Here's a few more for our resident hillbangers to weave into their plans for 2020 tours:


Saturday 5th October: 8 (plus 1) Ride to Horne Golf Club and Stuart does a ton plus Bob has a fairy:

Tuesday 8th October: Knole Park and a knockabout at Knockholt with a motorist:



Saturday 12th October: CANCELLED. Bad weather expected

Sunday 13th October Speedy: 09:00 Shurguard/501 Brighton Road. Mark leads to Ightham Mote

Sunday 13th October Steady: 09:00 Shurguard/501 Brighton Road. Julia writes: the ride will go to Denbie's via Ranmore Common. Anyone who usually rides with Des is welcome to come along (we happened to meet him on the bikes last Saturday and he requested this, as he's away this weekend).

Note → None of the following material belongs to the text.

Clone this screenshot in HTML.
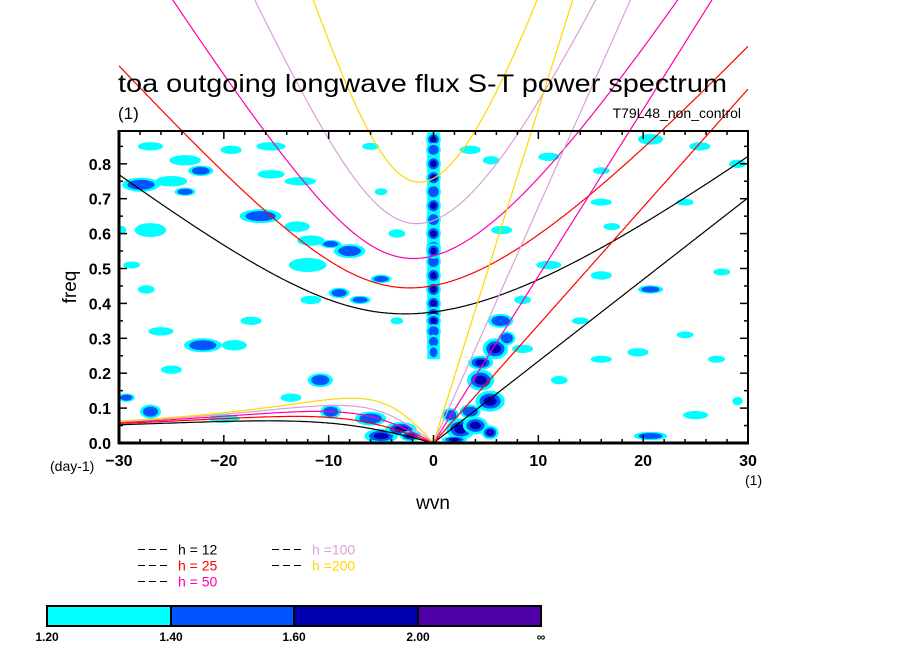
<!DOCTYPE html>
<html><head><meta charset="utf-8"><style>
html,body{margin:0;padding:0;background:#fff;}
svg{display:block;font-family:"Liberation Sans",sans-serif;}
</style></head><body>
<svg id="chart" width="904" height="654" viewBox="0 0 904 654" xmlns="http://www.w3.org/2000/svg">
<defs><clipPath id="plotclip"><rect x="119" y="131" width="629" height="312"/></clipPath>
<clipPath id="curveclip"><rect x="119" y="0" width="629" height="443"/></clipPath></defs>
<g id="blobs" clip-path="url(#plotclip)"></g>
<g id="curves" clip-path="url(#curveclip)"></g>
<g id="axes"></g>
<text x="118" y="92" font-size="25" textLength="609" lengthAdjust="spacingAndGlyphs">toa outgoing longwave flux S-T power spectrum</text>
<text x="118" y="119" font-size="17">(1)</text>
<text x="741" y="118" font-size="14" text-anchor="end">T79L48_non_control</text>
<text x="0" y="0" font-size="19" transform="translate(76,287) rotate(-90)" text-anchor="middle">freq</text>
<text x="433" y="509" font-size="19" text-anchor="middle">wvn</text>
<text x="50" y="471" font-size="14">(day-1)</text>
<text x="745" y="485" font-size="14">(1)</text>
<g id="legend"></g>
<g id="colorbar"></g>
</svg>
<script>
const depths=[12,25,50,100,200];
const depthColors=['#000000','#ff0000','#ff00aa','#d8a0d8','#ffd700'];
const xTicks=[-30,-20,-10,0,10,20,30];
const yTicks=[0.0,0.1,0.2,0.3,0.4,0.5,0.6,0.7,0.8];
const levelValues=['1.20','1.40','1.60','2.00','\u221e'];
const levelColors=['#00ffff','#0055ff','#0000b0','#5000a8'];
// column band at wavenumber 0: frequency range
const columnFreq=[0.24,0.89];
// blobs: wavenumber, frequency, half-width (wvn), half-height (freq), level
const blobK=[-27,-23.7,-19.3,-15.5,-6,-27.9,-25,-23.7,-22.2,-15.5,-12.7,-29.8,-27,-16.5,-13,-11.7,-9.8,-8,-9,-12,-11.7,-7,-27.4,-28.8,-26,-22,-19,-25,-17.4,-10.8,-9.8,-13.6,-27,-29.3,-20,-5,-3.5,-3.5,-5,3.5,5.5,11,16,20.7,25.4,29,6.5,11,8.5,16,20.7,27.5,8.5,12,17,19.5,24,27,16,25,20.7,29,16,24,14,
-5,-3.1,-2.2,-6,2.6,4,5.4,4.5,5.9,3.5,5.4,1.6,6.4,4.5,7,2,
0,0,0,0,0,0,0,0,0,0,0,0,0,0,0,0,0,0,0];
const blobF=[0.85,0.81,0.84,0.85,0.85,0.74,0.75,0.72,0.78,0.77,0.75,0.61,0.61,0.65,0.62,0.58,0.57,0.55,0.43,0.51,0.41,0.41,0.44,0.51,0.32,0.28,0.28,0.21,0.35,0.18,0.09,0.13,0.09,0.13,0.07,0.47,0.35,0.6,0.72,0.84,0.81,0.82,0.78,0.87,0.85,0.8,0.61,0.51,0.41,0.48,0.44,0.49,0.27,0.18,0.62,0.26,0.31,0.24,0.24,0.08,0.02,0.12,0.69,0.69,0.35,
0.02,0.04,0.02,0.07,0.04,0.05,0.12,0.18,0.27,0.09,0.03,0.08,0.35,0.23,0.3,0.01,
0.87,0.84,0.8,0.76,0.72,0.68,0.64,0.6,0.56,0.52,0.48,0.44,0.4,0.37,0.35,0.32,0.29,0.26,0.55];
const blobW=[1.2,1.5,1.0,1.4,0.8,1.8,1.5,1.0,1.2,1.3,1.5,0.5,1.5,2.0,1.2,1.3,1.0,1.5,1.0,1.8,1.0,1.0,0.8,0.8,1.2,1.8,1.2,1.0,1.0,1.2,1.0,1.0,1.0,0.8,1.5,1.0,0.6,0.8,0.6,1.0,0.8,1.0,0.8,1.2,1.0,0.8,1.0,1.2,0.8,1.0,1.2,0.8,1.0,0.8,0.8,1.0,0.8,0.8,1.0,1.2,1.6,0.5,1.0,0.8,0.8,
1.6,1.5,1.0,1.5,1.4,1.2,1.4,1.3,1.2,1.0,0.8,0.8,1.2,1.2,0.8,1.2,
0.7,0.7,0.7,0.7,0.7,0.7,0.7,0.7,0.7,0.7,0.7,0.7,0.7,0.7,0.7,0.7,0.6,0.5,0.7];
const blobH=[0.012,0.015,0.012,0.012,0.01,0.02,0.015,0.012,0.015,0.012,0.012,0.012,0.02,0.02,0.015,0.015,0.012,0.02,0.015,0.02,0.012,0.012,0.012,0.01,0.012,0.02,0.015,0.012,0.012,0.02,0.02,0.012,0.02,0.012,0.012,0.012,0.01,0.012,0.01,0.012,0.012,0.012,0.01,0.015,0.012,0.012,0.012,0.012,0.012,0.012,0.012,0.01,0.012,0.012,0.01,0.012,0.01,0.01,0.01,0.012,0.012,0.012,0.01,0.01,0.01,
0.02,0.02,0.015,0.02,0.03,0.025,0.03,0.03,0.03,0.02,0.02,0.02,0.02,0.02,0.02,0.01,
0.02,0.02,0.022,0.022,0.022,0.022,0.022,0.022,0.022,0.022,0.022,0.022,0.022,0.02,0.02,0.02,0.02,0.02,0.022];
const blobL=[1,1,1,1,1,2,1,2,2,1,1,1,1,2,1,1,2,2,2,1,1,2,1,1,1,2,1,1,1,2,2,1,2,2,1,2,1,1,1,1,1,1,1,1,1,1,1,1,1,1,2,1,1,1,1,1,1,1,1,1,2,1,1,1,1,
3,3,4,2,3,3,3,3,3,2,4,2,2,3,2,3,
3,2,3,3,2,3,2,3,3,2,3,3,4,4,3,2,2,2,3];

const NS='http://www.w3.org/2000/svg';
const X0=119,X1=748,Y0=443,PY=349;
function sx(k){return X0+(k+30)/60*(X1-X0);}
function sy(f){return Y0-f*PY;}
function mk(tag,attrs,parent){const e=document.createElementNS(NS,tag);for(const a in attrs)e.setAttribute(a,attrs[a]);parent.appendChild(e);return e;}

// contours
const gB=document.getElementById('blobs');
const col1=mk('rect',{x:sx(-0.6),y:sy(columnFreq[1]),width:sx(0.6)-sx(-0.6),height:sy(columnFreq[0])-sy(columnFreq[1]),fill:levelColors[0]},gB);


const col2=mk('rect',{x:sx(-0.3),y:sy(columnFreq[1]-0.01),width:sx(0.3)-sx(-0.3),height:sy(columnFreq[0]+0.04)-sy(columnFreq[1]-0.01),fill:levelColors[1]},gB);


for(let i=0;i<blobK.length;i++){
  for(let l=1;l<=blobL[i];l++){
    const s=1-(l-1)*0.28;
    const e=mk('ellipse',{cx:sx(blobK[i]),cy:sy(blobF[i]),rx:Math.max(1,blobW[i]*10.48*s),ry:Math.max(1,blobH[i]*PY*s),fill:levelColors[l-1]},gB);
    
    
  }
}

// dispersion curves
const g=9.81,a=6.371e6,beta=2*7.292e-5/a,cpd=86400/(2*Math.PI);
const gC=document.getElementById('curves');
depths.forEach((h,j)=>{
  const c=Math.sqrt(g*h);
  let ig='',er='',kel='';
  for(let s=-30;s<=30.0001;s+=0.1){
    const k=s/a;
    const p=-(c*c*k*k+3*beta*c),q=-beta*c*c*k;
    const m=2*Math.sqrt(-p/3);
    let arg=3*q/(2*p)*Math.sqrt(-3/p);arg=Math.max(-1,Math.min(1,arg));
    const th=Math.acos(arg)/3;
    const r=[0,1,2].map(n=>m*Math.cos(th-2*Math.PI*n/3)).sort((x,y)=>x-y);
    ig+=(ig?'L':'M')+sx(s).toFixed(1)+','+sy(r[2]*cpd).toFixed(1);
    if(s<=0.0001) er+=(er?'L':'M')+sx(s).toFixed(1)+','+sy(Math.max(0,r[1])*cpd).toFixed(1);
    if(s>=-0.0001) kel+=(kel?'L':'M')+sx(s).toFixed(1)+','+sy(c*k*cpd).toFixed(1);
  }
  [['ig',ig],['er',er],['kelvin',kel]].forEach(([nm,d])=>{
    const e=mk('path',{d:d,fill:'none',stroke:depthColors[j],'stroke-width':1.2},gC);
    
    
  });
});

// axes
const gA=document.getElementById('axes');
const fr=mk('rect',{x:X0,y:131,width:X1-X0,height:Y0-131,fill:'none',stroke:'#000','stroke-width':2},gA);

mk('line',{x1:X0-1,y1:Y0,x2:X1+1,y2:Y0,stroke:'#000','stroke-width':3},gA);
mk('line',{x1:X0,y1:130,x2:X0,y2:Y0+1,stroke:'#000','stroke-width':3},gA);
for(let k=-30;k<=30;k+=2){
  const L=(k%10===0)?8:4;
  mk('line',{x1:sx(k),y1:Y0,x2:sx(k),y2:Y0-L,stroke:'#000','stroke-width':1.5},gA);
  mk('line',{x1:sx(k),y1:131,x2:sx(k),y2:131+L,stroke:'#000','stroke-width':1.5},gA);
}
for(let i=0;i<=17;i++){
  const f=i*0.05,L=(i%2===0)?8:4;
  mk('line',{x1:X0,y1:sy(f),x2:X0+L,y2:sy(f),stroke:'#000','stroke-width':1.5},gA);
  mk('line',{x1:X1,y1:sy(f),x2:X1-L,y2:sy(f),stroke:'#000','stroke-width':1.5},gA);
}
xTicks.forEach(v=>{
  const t=mk('text',{x:sx(v),y:466,'font-size':16,'font-weight':'bold','text-anchor':'middle'},gA);
  t.textContent=(v<0?'\u2212'+(-v):v);
  
});
yTicks.forEach(v=>{
  const t=mk('text',{x:111,y:sy(v)+6,'font-size':16,'font-weight':'bold','text-anchor':'end'},gA);
  t.textContent=v.toFixed(1);
  
});

// legend
const gL=document.getElementById('legend');
depths.forEach((h,j)=>{
  const col=j<3?0:1,row=j<3?j:j-3;
  const lx=col?272:138,ly=549.5+row*16;
  const ln=mk('line',{x1:lx,y1:ly,x2:lx+31,y2:ly,stroke:'#000','stroke-dasharray':'7,4','stroke-width':1,'shape-rendering':'crispEdges'},gL);
  
  const t=mk('text',{x:lx+40,y:ly+5,'font-size':14,fill:depthColors[j]},gL);
  t.textContent=h<100?('h = '+h):('h ='+h);
  
});

// colorbar
const gCB=document.getElementById('colorbar');
const cbx=[47,171,294,418,541];
levelColors.forEach((c,i)=>{
  const r=mk('rect',{x:cbx[i],y:606,width:cbx[i+1]-cbx[i],height:20,fill:c,stroke:'#000','stroke-width':2},gCB);
  
});
levelValues.forEach((v,i)=>{
  const t=mk('text',{x:cbx[i],y:641,'font-size':12,'font-weight':'bold','text-anchor':'middle'},gCB);
  t.textContent=v;
  
});
</script>
</body></html>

Tuesday 15th October:  Shurguard/501 Brighton Road. Ride to National Cat Centre (nr Sheffield Park) - new 50 mile destination for ABC.
09:30 Early Leader: Tim S
10:00 Steady Leader: Bob G
10:00 Relaxed Leader: Des D who will lead a shorter ride tba

Thursday 17th October Speedy: Meet Shurguard at 10:00 am. 
Destination: tba 

Thursday 17th October Steady: Meet Shurguard at 09:45 am. 
Joint ride with CTC Central London. About 45 miles to Richmond via Teddington. Lunch at The Anchor Great Bookham. Return by train.



A bit off our normal tracks but I spotted this whilst riding down (or is it up?) Cycle Superhighway 2 in Limehouse. Apparently it is derived from an old food market at that spot.



Gritting your teeth for the Beddlestead climb - you must have noticed this on your left what is probably the only 'French' mountain marker in Surrey.

Wonder why Skelly? The answer is on the side as is the week's quote but, like me, you never stopped to look and read?

Placed in memory of Paul Skelly who died on the 21st May 2016. Paul was a good friend and customer of Cadence. Beddlestead lane is one of Paul's favourite local climbs and his friends thought that a mountain marker would give riders a reason to smile as they pass by and it will help keep Paul in everyone's minds.